VENTURES AFRICA – African Development Bank (AfDB) Chief Operations Officer (COO), Patrick Agboma, has said that Africa’s second largest economy, Nigeria, can stop importing rice by 2015 “if the right things are done”.
Agboma who spoke with the News Agency of Nigeria (NAN) on Wednesday in Abuja lamented on the amount Nigeria spend on rice importation.
“If you hear about the amount of rice the country imports, you will wonder why it cannot produce its own rice,” he said.
Agboma added that with only 40 percent of the over 84 million hectares of arable land currently utilised, the agricultural potential of the country had yet to be tapped.

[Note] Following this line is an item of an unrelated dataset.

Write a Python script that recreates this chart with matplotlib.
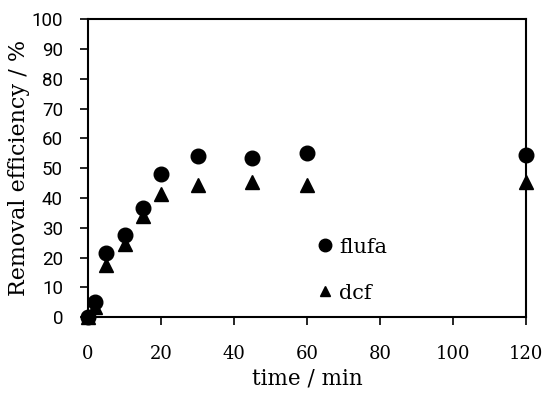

The COO however posits that what Nigerian government needs to do is to triple rice production from the current production figures.
According to him, the Agricultural Transformation Agenda (ATA) needs to address this shortfall.

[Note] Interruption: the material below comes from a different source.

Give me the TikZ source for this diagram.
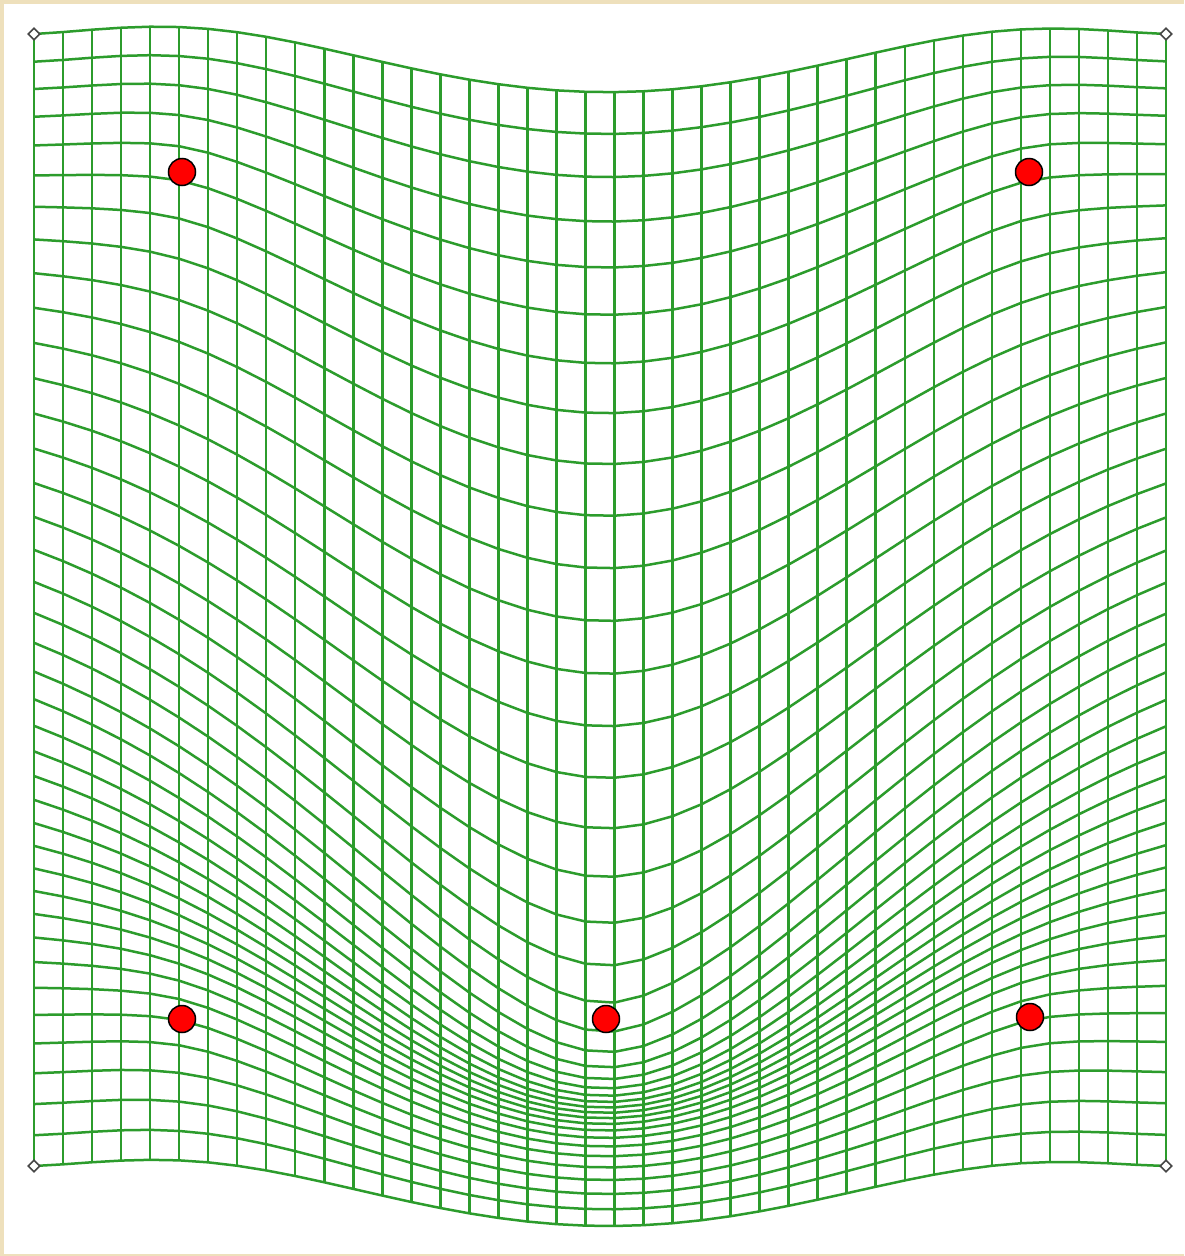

Agboma affirmed that AfDB is ready to partner with Nigeria in attaining its food sufficiency target.
Nigeria’s Minister of Agriculture and Rural Development, Akinwumi Adesina, had announced in 2012 that the country would stop the importation of rice by 2015 to ensure rice sufficiency.
The AfDB official noted that Nigeria has made progress in this stance with the private sector providing 13 rice mills with 240,000-tonne production capacity, adding that the sector remained critical in the diversification of the economy.

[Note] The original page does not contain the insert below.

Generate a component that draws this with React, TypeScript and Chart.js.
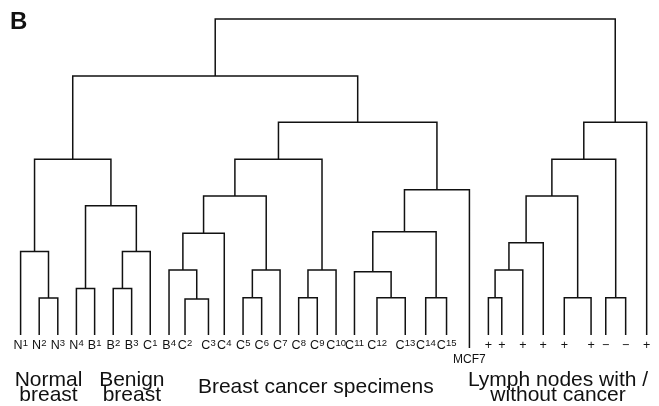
import React, { useEffect, useRef } from 'react';
import { Chart, registerables } from 'chart.js';

Chart.register(...registerables);

// ---- Data ----
const panelLabel = 'B';

const leafLabels = [
  'N1', 'N2', 'N3', 'N4', 'B1', 'B2', 'B3', 'C1', 'B4', 'C2', 'C3', 'C4',
  'C5', 'C6', 'C7', 'C8', 'C9', 'C10', 'C11', 'C12', 'C13', 'C14', 'C15',
  'MCF7', '+', '+', '+', '+', '+', '+', '\u2212', '\u2212', '+',
];

// leaf positions along the x axis (slot units)
const leafPositions = [
  1.0, 2.0, 3.0, 4.0, 4.98, 5.98, 6.97, 7.97, 8.98, 9.84, 11.1, 11.95,
  12.96, 13.96, 14.95, 15.95, 16.95, 17.96, 18.95, 20.16, 21.68, 22.78, 23.9,
  25.13, 26.15, 26.87, 28.0, 29.1, 30.23, 31.67, 32.46, 33.53, 34.66,
];

// linkage: node 33 + k merges mergeLeft[k] and mergeRight[k] at mergeHeight[k]
const mergeLeft = [
  9, 1, 12, 15, 19, 21, 24, 28, 30, 3, 5, 18, 8, 35, 36, 39,
  0, 43, 48, 45, 44, 42, 52, 51, 53, 49, 55, 56, 59, 60, 58, 63,
];
const mergeRight = [
  10, 2, 13, 16, 20, 22, 25, 29, 31, 4, 6, 37, 33, 14, 17, 26,
  34, 7, 27, 11, 38, 50, 46, 40, 23, 54, 47, 41, 57, 32, 61, 62,
];
const mergeHeight = [
  11.4, 11.7, 11.8, 11.8, 11.8, 11.8, 11.8, 11.8, 11.8, 14.7, 14.7, 20.0, 20.6, 20.6, 20.6, 20.6,
  26.4, 26.4, 29.2, 32.2, 32.7, 40.9, 44.0, 44.0, 46.0, 55.6, 55.6, 55.6, 67.3, 67.3, 82.0, 100,
];

const groupLines = [
  ['Normal', 'breast'],
  ['Benign', 'breast'],
  ['Breast cancer specimens'],
  ['Lymph nodes with /', 'without cancer'],
];
const groupFirstLeaf = [0, 4, 9, 23];
const groupLastLeaf = [3, 8, 22, 32];

const staggeredLeaves = ['MCF7'];

// ---- Styling ----
const FONT = '"Liberation Sans", Arial, Helvetica, sans-serif';
const INK = '#111';
const STAGGER_DROP = 4.1; // extra length (y units) of staggered leaf lines

function buildTree() {
  const n = leafLabels.length;
  const xs: number[] = leafPositions.slice();
  const hs: number[] = leafLabels.map((l) => (staggeredLeaves.includes(l) ? -STAGGER_DROP : 0));
  const links: { x: number; y: number }[][] = [];
  for (let k = 0; k < mergeLeft.length; k++) {
    const l = mergeLeft[k];
    const r = mergeRight[k];
    const h = mergeHeight[k];
    links.push([
      { x: xs[l], y: hs[l] },
      { x: xs[l], y: h },
      { x: xs[r], y: h },
      { x: xs[r], y: hs[r] },
    ]);
    xs[n + k] = (xs[l] + xs[r]) / 2;
    hs[n + k] = h;
  }
  return links;
}

const labelPlugin = {
  id: 'dendroLabels',
  afterDraw(chart: any) {
    const ctx: CanvasRenderingContext2D = chart.ctx;
    const xs = chart.scales.x;
    const bottom = chart.chartArea.bottom;
    ctx.save();
    ctx.fillStyle = INK;
    ctx.textBaseline = 'alphabetic';

    // panel letter
    ctx.textAlign = 'left';
    ctx.font = `bold 24px ${FONT}`;
    ctx.fillText(panelLabel, 10, 29);

    // leaf labels
    leafLabels.forEach((lab, i) => {
      const px = xs.getPixelForValue(leafPositions[i]);
      if (staggeredLeaves.includes(lab)) {
        ctx.font = `12px ${FONT}`;
        ctx.textAlign = 'center';
        ctx.fillText(lab, px, bottom + 27.7);
        return;
      }
      const m = lab.match(/^([A-Z])(\d+)$/);
      if (m) {
        ctx.font = `12.5px ${FONT}`;
        const wb = ctx.measureText(m[1]).width;
        ctx.font = `9.5px ${FONT}`;
        const ws = ctx.measureText(m[2]).width;
        const start = px - (wb + ws) / 2;
        ctx.textAlign = 'left';
        ctx.font = `12.5px ${FONT}`;
        ctx.fillText(m[1], start, bottom + 14);
        ctx.font = `9.5px ${FONT}`;
        ctx.fillText(m[2], start + wb + 0.2, bottom + 11.2);
      } else {
        ctx.font = `12.5px ${FONT}`;
        ctx.textAlign = 'center';
        ctx.fillText(lab, px, bottom + 14);
      }
    });

    // group labels
    ctx.font = `21px ${FONT}`;
    ctx.textAlign = 'center';
    groupLines.forEach((lines, g) => {
      const cx =
        (xs.getPixelForValue(leafPositions[groupFirstLeaf[g]]) +
          xs.getPixelForValue(leafPositions[groupLastLeaf[g]])) / 2;
      lines.forEach((t, j) => {
        const y = bottom + 58.3 + (j - (lines.length - 1) / 2) * 14.5;
        ctx.fillText(t, cx, y);
      });
    });
    ctx.restore();
  },
};

export default function App() {
  const ref = useRef<HTMLCanvasElement | null>(null);
  useEffect(() => {
    if (!ref.current) return;
    const links = buildTree();
    const chart = new Chart(ref.current, {
      type: 'scatter',
      data: {
        datasets: links.map((pts) => ({
          data: pts,
          showLine: true,
          borderColor: INK,
          borderWidth: 1.5,
          pointRadius: 0,
          pointHoverRadius: 0,
          tension: 0,
          fill: false,
          clip: false as any,
        })),
      },
      options: {
        responsive: false,
        animation: false,
        events: [],
        layout: { padding: { left: 2, right: 6, top: 19, bottom: 71 } },
        scales: {
          x: { type: 'linear', min: 0, max: 35, display: false },
          y: { type: 'linear', min: 0, max: 100, display: false },
        },
        plugins: {
          legend: { display: false },
          tooltip: { enabled: false },
        },
      },
      plugins: [labelPlugin],
    });
    return () => chart.destroy();
  }, []);

  return (
    <div style={{ position: 'absolute', left: 0, top: 0, width: 659, height: 406, background: '#fff' }}>
      <canvas ref={ref} width={659} height={406} style={{ display: 'block' }} />
    </div>
  );
}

“There is cause for hope; we can begin by improving budgetary allocation to agriculture. In the 2013 budget proposal of over N4 trillion, agriculture and rural development was allocated just N81.41billion.”
“This is far less than the 10 per cent that the African Union, in its Comprehensive Africa Agriculture Development Programme adopted in 2003, that its member nations should dedicate to agriculture.’’
He advised Nigeria to emulate some progressive countries like Rwanda, that had made agriculture a priority.
According to him, Rwanda reportedly achieved 15 percent rise in food production in 2008 by simply increasing its investment in agriculture by 30 per cent between 2007 and 2009.